Falling Down but Not Giving Up
Senior Jennifer Turock does not let her medical condition hold her back.
For many, the doctor’s office represents a safe hazen and a place to cleanse and rejuvenate in times of sickness. For others, visits with the doctor come along with overwhelming nervousness and crippling anxiety. However, for senior Jennifer Turock, doctor’s appointments symbolize something entirely different: fainting.
Turock attends Hamilton Southeastern in Fishers, Indiana, and is an active participant in several activities and extracurriculars at her school. Not only is she the people editor of the yearbook, but also a member of the softball team, Student Council, National Honor Society, and Harry Potter Club. However, while she may be recognized in the halls of HSE for her involvement in the school, she is also known by her peers for her fainting problem.
Turock first discovered this health issue when she was at the doctor’s office before her sophomore year.
“All of a sudden, I started getting really light headed and as soon as I knew it, I black out,” she said.
She awoke to a concerned parent, a confused nurse, and a bloody nose.
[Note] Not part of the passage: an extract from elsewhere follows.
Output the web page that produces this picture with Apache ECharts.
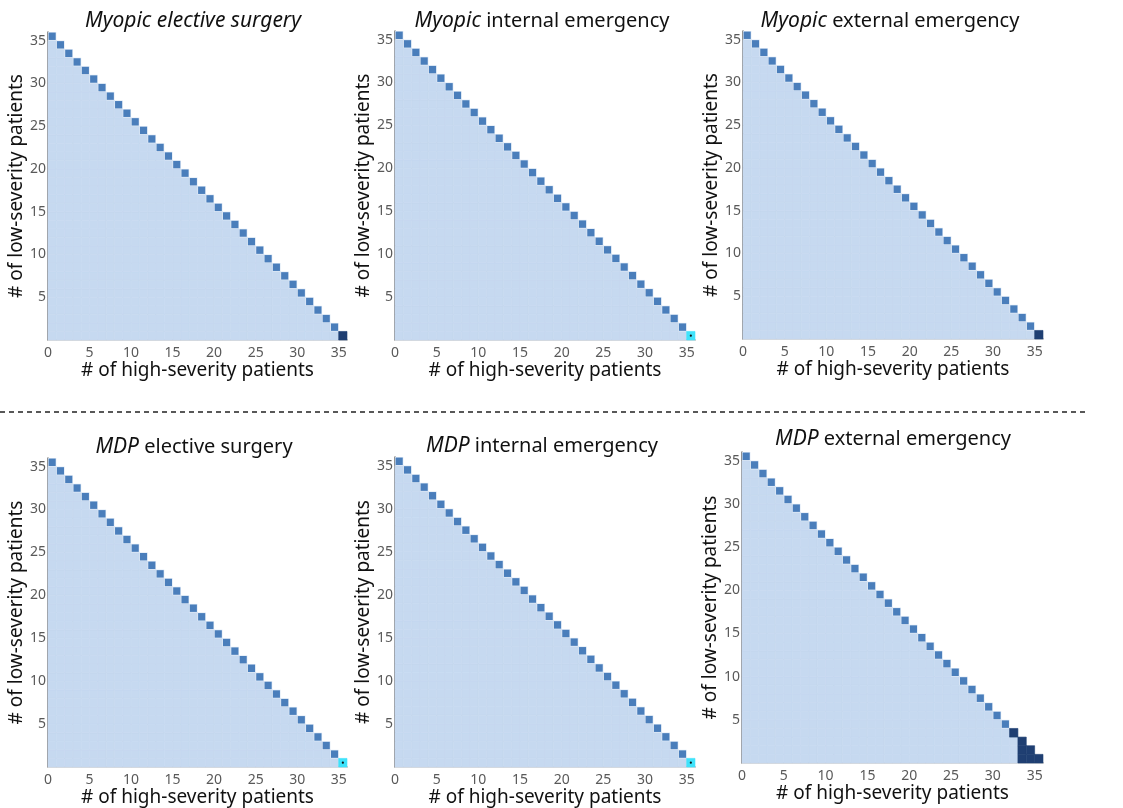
<!DOCTYPE html>
<html>
<head>
<meta charset="utf-8">
<script src="https://cdn.jsdelivr.net/npm/echarts@6/dist/echarts.min.js"></script>
<style>
  html, body { margin: 0; padding: 0; background: #fff; }
  #main { width: 1123px; height: 808px; }
</style>
</head>
<body>
<div id="main"></div>
<script>
// # of high-severity patients (x) and top filled # of low-severity patients per column
var highCounts = [0, 1, 2, 3, 4, 5, 6, 7, 8, 9, 10, 11, 12, 13, 14, 15, 16, 17,
    18, 19, 20, 21, 22, 23, 24, 25, 26, 27, 28, 29, 30, 31, 32, 33, 34, 35];
var lowMax = [35, 34, 33, 32, 31, 30, 29, 28, 27, 26, 25, 24, 23, 22, 21, 20, 19, 18,
    17, 16, 15, 14, 13, 12, 11, 10, 9, 8, 7, 6, 5, 4, 3, 2, 1, 0];

// 0 = light (inside), 1 = full-capacity cell, 2 = dark, 3 = cyan (marked)
var myopicElective = [[35, 0, 2]];
var myopicInternal = [[35, 0, 3]];
var myopicExternal = [[35, 0, 2]];
var mdpElective = [[35, 0, 3]];
var mdpInternal = [[35, 0, 3]];
var mdpExternal = [[32, 3, 2], [33, 0, 2], [33, 1, 2], [33, 2, 2], [34, 0, 2], [34, 1, 2], [35, 0, 2]];

var xTicks = [0, 5, 10, 15, 20, 25, 30, 35];
var yTicks = [5, 10, 15, 20, 25, 30, 35];

var panels = [
    { italic: 'Myopic elective surgery', rest: '', cells: myopicElective, grid: [48, 32, 299, 308], title: [188, 6], rightLine: true },
    { italic: 'Myopic', rest: ' internal emergency', cells: myopicInternal, grid: [395, 31, 300, 309], title: [537, 6], rightLine: false },
    { italic: 'Myopic', rest: ' external emergency', cells: myopicExternal, grid: [743, 31, 300, 308], title: [885, 6], rightLine: false },
    { italic: 'MDP', rest: ' elective surgery', cells: mdpElective, grid: [48, 458, 299, 309], title: [189, 432], rightLine: true },
    { italic: 'MDP', rest: ' internal emergency', cells: mdpInternal, grid: [395, 457, 300, 310], title: [537, 431], rightLine: false },
    { italic: 'MDP', rest: ' external emergency', cells: mdpExternal, grid: [742, 452, 301, 311], title: [888, 424], rightLine: true }
];

var colors = ['#c6d9f0', '#4a7ebb', '#1f3f72', '#3fe3fb'];
var fontFamily = '"Noto Sans", "Open Sans", sans-serif';

// 构建每个面板的格子数据
function buildCells(overrides) {
    var data = [];
    highCounts.forEach(function (h, i) {
        for (var l = 0; l <= lowMax[i]; l++) {
            var code = l === lowMax[i] ? 1 : 0;
            overrides.forEach(function (o) {
                if (o[0] === h && o[1] === l) code = o[2];
            });
            data.push([h, l, code]);
        }
    });
    return data;
}

function renderCell(params, api) {
    var h = api.value(0), l = api.value(1), code = api.value(2);
    var p0 = api.coord([h, l + 1]);
    var p1 = api.coord([h + 1, l]);
    var w = p1[0] - p0[0], hgt = p1[1] - p0[1];
    if (code === 0) {
        return {
            type: 'rect',
            shape: { x: p0[0], y: p0[1], width: w, height: hgt },
            style: { fill: colors[0], stroke: colors[0], lineWidth: 0.6 }
        };
    }
    if (code === 1) {
        return {
            type: 'group',
            children: [{
                type: 'rect',
                shape: { x: p0[0], y: p0[1], width: w, height: hgt },
                style: { fill: '#dbe7f5' }
            }, {
                type: 'rect',
                shape: { x: p0[0] + 0.6, y: p0[1] + 0.6, width: w - 1.2, height: hgt - 1.2 },
                style: { fill: colors[1] }
            }]
        };
    }
    var children = [{
        type: 'rect',
        shape: { x: p0[0], y: p0[1], width: w, height: hgt },
        style: { fill: colors[code], stroke: colors[code], lineWidth: 0.6 }
    }];
    if (code === 3) {
        children.push({
            type: 'circle',
            shape: { cx: p0[0] + w / 2, cy: p0[1] + hgt / 2, r: 1.1 },
            style: { fill: '#111' }
        });
    }
    return { type: 'group', children: children };
}

var option = {
    animation: false,
    backgroundColor: '#fff',
    title: [],
    grid: [],
    xAxis: [],
    yAxis: [],
    series: [],
    graphic: [{
        type: 'line',
        shape: { x1: 0, y1: 412, x2: 1085, y2: 412 },
        style: { stroke: '#222', lineWidth: 1.3, lineDash: [5, 4] }
    }]
};

panels.forEach(function (p, k) {
    option.title.push({
        text: '{i|' + p.italic + '}' + p.rest,
        left: p.title[0],
        top: p.title[1],
        textAlign: 'center',
        textStyle: {
            fontFamily: fontFamily, fontSize: 20, fontWeight: 'normal', color: '#111',
            rich: { i: { fontFamily: fontFamily, fontSize: 21, fontStyle: 'italic', color: '#111' } }
        }
    });
    option.grid.push({
        left: p.grid[0], top: p.grid[1], width: p.grid[2], height: p.grid[3],
        show: false
    });
    // 底部x轴
    option.xAxis.push({
        type: 'value', gridIndex: k, min: 0, max: 36, interval: 5,
        name: '# of high-severity patients', nameLocation: 'middle', nameGap: 20,
        nameTextStyle: { fontFamily: fontFamily, fontSize: 19, color: '#111' },
        axisLine: { show: true, lineStyle: { color: '#8a8a8a', width: 1.5 } },
        axisTick: { show: false },
        splitLine: { show: false },
        axisLabel: {
            fontFamily: fontFamily, fontSize: 14, color: '#595959', margin: 6,
            formatter: function (v) { return xTicks.indexOf(v) >= 0 ? String(v) : ''; }
        }
    });
    // 顶部边框
    option.xAxis.push({
        type: 'value', gridIndex: k, min: 0, max: 36, position: 'top',
        axisLine: { show: true, lineStyle: { color: '#d9d9d9', width: 1 } },
        axisTick: { show: false }, axisLabel: { show: false }, splitLine: { show: false }
    });
    option.yAxis.push({
        type: 'value', gridIndex: k, min: 0, max: 36, interval: 5,
        name: '# of low-severity patients', nameLocation: 'middle', nameGap: 17,
        nameTextStyle: { fontFamily: fontFamily, fontSize: 19, color: '#111' },
        axisLine: { show: true, lineStyle: { color: '#6e6e6e', width: 1.5 } },
        axisTick: { show: false },
        splitLine: { show: false },
        axisLabel: {
            fontFamily: fontFamily, fontSize: 14, color: '#595959', margin: 2,
            formatter: function (v) { return yTicks.indexOf(v) >= 0 ? String(v) : ''; }
        }
    });
    option.yAxis.push({
        type: 'value', gridIndex: k, min: 0, max: 36, position: 'right',
        axisLine: { show: p.rightLine, lineStyle: { color: '#d9d9d9', width: 1 } },
        axisTick: { show: false }, axisLabel: { show: false }, splitLine: { show: false }
    });
    option.series.push({
        type: 'custom',
        xAxisIndex: 2 * k,
        yAxisIndex: 2 * k,
        renderItem: renderCell,
        data: buildCells(p.cells),
        z: 1
    });
});

var chart = echarts.init(document.getElementById('main'), null, { renderer: 'canvas' });
chart.setOption(option);
</script>
</body>
</html>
At first, the doctors had no clear explanation for the incident.
“My mom was really worried I had some type of heart problem. No one knew what to think,” said Turock.
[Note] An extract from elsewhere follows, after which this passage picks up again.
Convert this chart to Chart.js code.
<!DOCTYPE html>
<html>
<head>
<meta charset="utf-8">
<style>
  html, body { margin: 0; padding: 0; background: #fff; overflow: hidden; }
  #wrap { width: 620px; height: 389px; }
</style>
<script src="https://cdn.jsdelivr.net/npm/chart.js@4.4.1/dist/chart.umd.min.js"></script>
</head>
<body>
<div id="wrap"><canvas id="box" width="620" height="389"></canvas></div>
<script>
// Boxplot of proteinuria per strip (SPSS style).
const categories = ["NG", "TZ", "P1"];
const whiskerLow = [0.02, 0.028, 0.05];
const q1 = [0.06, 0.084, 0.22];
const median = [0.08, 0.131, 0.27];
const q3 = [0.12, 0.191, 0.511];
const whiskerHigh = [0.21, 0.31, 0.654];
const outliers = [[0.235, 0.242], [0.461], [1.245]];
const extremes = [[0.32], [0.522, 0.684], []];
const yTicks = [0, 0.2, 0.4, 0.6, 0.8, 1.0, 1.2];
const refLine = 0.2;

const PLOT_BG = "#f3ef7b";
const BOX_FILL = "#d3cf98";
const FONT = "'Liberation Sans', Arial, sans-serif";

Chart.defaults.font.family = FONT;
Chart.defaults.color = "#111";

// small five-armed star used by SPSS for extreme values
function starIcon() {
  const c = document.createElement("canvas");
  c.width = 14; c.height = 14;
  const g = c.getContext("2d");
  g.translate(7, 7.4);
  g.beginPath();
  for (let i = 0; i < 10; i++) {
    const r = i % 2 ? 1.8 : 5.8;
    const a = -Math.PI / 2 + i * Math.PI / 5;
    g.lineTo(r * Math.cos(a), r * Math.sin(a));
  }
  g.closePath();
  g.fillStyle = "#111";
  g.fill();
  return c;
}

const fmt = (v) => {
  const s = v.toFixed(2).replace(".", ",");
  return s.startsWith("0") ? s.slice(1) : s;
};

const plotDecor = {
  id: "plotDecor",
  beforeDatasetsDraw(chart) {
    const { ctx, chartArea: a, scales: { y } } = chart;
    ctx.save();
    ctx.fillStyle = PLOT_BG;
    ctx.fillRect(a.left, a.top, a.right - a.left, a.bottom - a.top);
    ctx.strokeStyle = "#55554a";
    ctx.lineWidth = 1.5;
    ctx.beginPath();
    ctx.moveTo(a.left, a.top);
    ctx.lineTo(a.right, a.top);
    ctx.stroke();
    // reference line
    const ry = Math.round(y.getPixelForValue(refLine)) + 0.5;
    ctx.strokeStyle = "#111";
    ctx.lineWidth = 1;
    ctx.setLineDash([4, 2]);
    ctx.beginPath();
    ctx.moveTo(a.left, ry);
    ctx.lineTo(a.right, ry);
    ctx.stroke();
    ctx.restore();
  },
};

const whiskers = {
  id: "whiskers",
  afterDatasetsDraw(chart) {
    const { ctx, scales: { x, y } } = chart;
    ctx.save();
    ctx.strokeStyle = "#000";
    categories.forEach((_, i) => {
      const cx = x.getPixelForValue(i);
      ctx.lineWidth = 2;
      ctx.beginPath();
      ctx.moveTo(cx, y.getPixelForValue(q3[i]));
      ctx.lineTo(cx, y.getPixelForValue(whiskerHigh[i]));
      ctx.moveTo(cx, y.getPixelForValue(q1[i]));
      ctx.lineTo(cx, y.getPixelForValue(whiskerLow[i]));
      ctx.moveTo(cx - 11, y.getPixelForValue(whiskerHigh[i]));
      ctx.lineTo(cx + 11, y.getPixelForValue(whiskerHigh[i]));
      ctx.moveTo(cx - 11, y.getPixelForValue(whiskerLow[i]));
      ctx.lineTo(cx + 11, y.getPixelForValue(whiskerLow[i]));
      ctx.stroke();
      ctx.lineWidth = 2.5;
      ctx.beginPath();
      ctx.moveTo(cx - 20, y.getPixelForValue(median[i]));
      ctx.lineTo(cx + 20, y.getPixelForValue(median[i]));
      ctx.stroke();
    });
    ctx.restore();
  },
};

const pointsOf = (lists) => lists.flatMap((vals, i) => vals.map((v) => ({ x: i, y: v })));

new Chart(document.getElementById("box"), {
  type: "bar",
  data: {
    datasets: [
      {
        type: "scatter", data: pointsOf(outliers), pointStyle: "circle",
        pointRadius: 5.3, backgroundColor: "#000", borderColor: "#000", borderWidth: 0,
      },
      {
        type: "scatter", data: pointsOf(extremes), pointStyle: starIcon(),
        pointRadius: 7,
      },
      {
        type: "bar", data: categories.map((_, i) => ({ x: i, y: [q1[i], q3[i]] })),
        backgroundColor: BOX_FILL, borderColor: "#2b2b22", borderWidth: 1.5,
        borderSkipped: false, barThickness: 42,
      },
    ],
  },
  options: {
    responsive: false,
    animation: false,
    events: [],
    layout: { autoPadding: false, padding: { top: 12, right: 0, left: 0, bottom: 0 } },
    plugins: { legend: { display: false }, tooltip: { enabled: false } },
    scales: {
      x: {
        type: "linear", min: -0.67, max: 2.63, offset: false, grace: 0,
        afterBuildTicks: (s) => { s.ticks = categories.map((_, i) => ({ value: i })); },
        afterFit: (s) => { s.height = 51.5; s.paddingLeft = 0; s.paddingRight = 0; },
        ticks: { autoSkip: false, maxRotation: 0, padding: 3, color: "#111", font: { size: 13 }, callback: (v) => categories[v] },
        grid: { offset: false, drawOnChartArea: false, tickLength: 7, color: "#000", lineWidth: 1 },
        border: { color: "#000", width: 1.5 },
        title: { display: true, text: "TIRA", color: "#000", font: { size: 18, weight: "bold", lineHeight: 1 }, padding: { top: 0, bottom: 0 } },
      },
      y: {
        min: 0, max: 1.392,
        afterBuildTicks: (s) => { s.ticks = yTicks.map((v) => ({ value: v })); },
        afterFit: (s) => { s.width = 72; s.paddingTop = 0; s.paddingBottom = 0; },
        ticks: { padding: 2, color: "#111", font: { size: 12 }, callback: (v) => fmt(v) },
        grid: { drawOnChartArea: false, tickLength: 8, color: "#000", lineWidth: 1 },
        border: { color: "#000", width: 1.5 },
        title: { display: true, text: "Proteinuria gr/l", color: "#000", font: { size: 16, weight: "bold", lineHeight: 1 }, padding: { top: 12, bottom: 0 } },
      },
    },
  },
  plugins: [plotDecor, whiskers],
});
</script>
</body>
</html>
Since that day, Turock has fainted almost every time she has been to the doctors office. After multiple tests, her doctors determined her diagnosis was a disorder called vasovagal syncope, a sudden drop in heart rate and blood pressure that ultimately results in lightheadedness and fainting.
Although she has become more aware of the condition and when it might be triggered, at times, her fainting comes in unlikely situations.
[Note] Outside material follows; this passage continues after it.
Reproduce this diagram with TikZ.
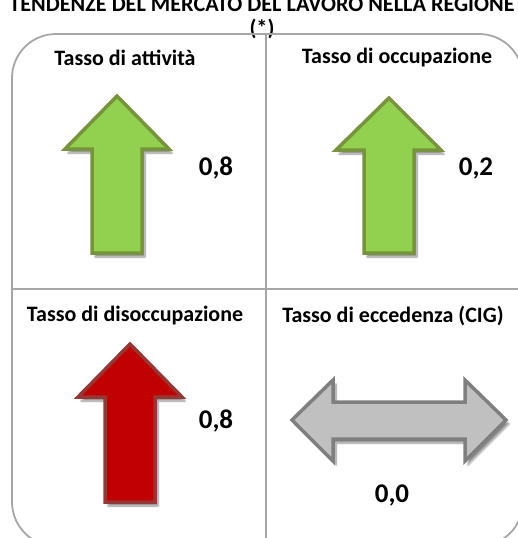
\documentclass[tikz,border=0pt]{standalone}
\usepackage{fontspec}
\setmainfont{Carlito}
\usetikzlibrary{positioning,shadows.blur}

\definecolor{framegray}{HTML}{A6A6A6}
\definecolor{upgreen}{HTML}{92D050}
\definecolor{upgreenedge}{HTML}{77933C}
\definecolor{upred}{HTML}{C00000}
\definecolor{uprededge}{HTML}{953735}
\definecolor{flatgray}{HTML}{C0C0C0}
\definecolor{flatgrayedge}{HTML}{7F7F7F}

\begin{document}
\begin{tikzpicture}[x=1pt,y=-1pt,
    frame/.style={draw=framegray, line width=1.8pt},
    titletext/.style={font=\bfseries\fontsize{22.2}{26}\selectfont, inner sep=0pt},
    header/.style={font=\bfseries\fontsize{22}{26}\selectfont, inner sep=0pt},
    value/.style={font=\bfseries\fontsize{27}{30}\selectfont, inner sep=0pt},
    arrowshadow/.style={blur shadow={shadow xshift=3pt, shadow yshift=-4pt,
        shadow blur steps=8, shadow opacity=45}},
    greenarrow/.style={fill=upgreen, draw=upgreenedge, line width=3.5pt, arrowshadow},
    redarrow/.style={fill=upred, draw=uprededge, line width=3.5pt, arrowshadow},
    grayarrow/.style={fill=flatgray, draw=flatgrayedge, line width=3.5pt, arrowshadow}]

  \useasboundingbox (0,0) rectangle (517,538);

  % title, cut at the top
  \node[titletext, anchor=base] (title) at (262,12)
    {TENDENZE DEL MERCATO DEL LAVORO NELLA REGIONE};
  \node[titletext, below=6pt of title] (star) {(*)};

  % frame with its four cells
  \draw[frame, rounded corners=44pt] (12,34) rectangle (523,546);
  \coordinate (midtop) at (266,34);
  \coordinate (midbot) at (266,546);
  \coordinate (midleft) at (12,289);
  \coordinate (midright) at (523,289);
  \draw[frame] (midtop) -- (midbot);
  \draw[frame] (midleft) -- (midright);

  % cell headers
  \node[header] (attivita) at (125,58) {Tasso di attività};
  \node[header] (occupazione) at (397,58) {Tasso di occupazione};
  \node[header] (disoccupazione) at (135,316) {Tasso di disoccupazione};
  \node[header] (eccedenza) at (393,316) {Tasso di eccedenza (CIG)};

  % arrows
  \draw[greenarrow] (117,96) -- (169,149) -- (142,149) -- (142,253)
    -- (92,253) -- (92,149) -- (65,149) -- cycle;
  \draw[greenarrow] (389,98) -- (441,150) -- (414,150) -- (414,253)
    -- (364,253) -- (364,150) -- (336,150) -- cycle;
  \draw[redarrow] (130,344) -- (182,397) -- (155,397) -- (155,502)
    -- (105,502) -- (105,397) -- (78,397) -- cycle;
  \draw[grayarrow] (292,420) -- (333,380) -- (333,402) -- (465,402)
    -- (465,380) -- (506,420) -- (465,461) -- (465,439) -- (333,439)
    -- (333,461) -- cycle;

  % values
  \node[value] (val1) at (216,168) {0,8};
  \node[value] (val2) at (476,168) {0,2};
  \node[value] (val3) at (216,421) {0,8};
  \node[value] (val4) at (392,495) {0,0};
\end{tikzpicture}
\end{document}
“The weirdest place I’ve ever fainted is definitely Forever 21. I fell into the display case, and it broke my fall,” she said.
Turock has started to take some measures into her own hands in hope to prevent the occurrences of her fainting. As a result, she has become much more conscious of her body and her surroundings at all time.
“Although it could be embarrassing, if I feel as though I might faint, I take as many steps as possible to prevent it, whether it may be drinking water or lying down,” she said.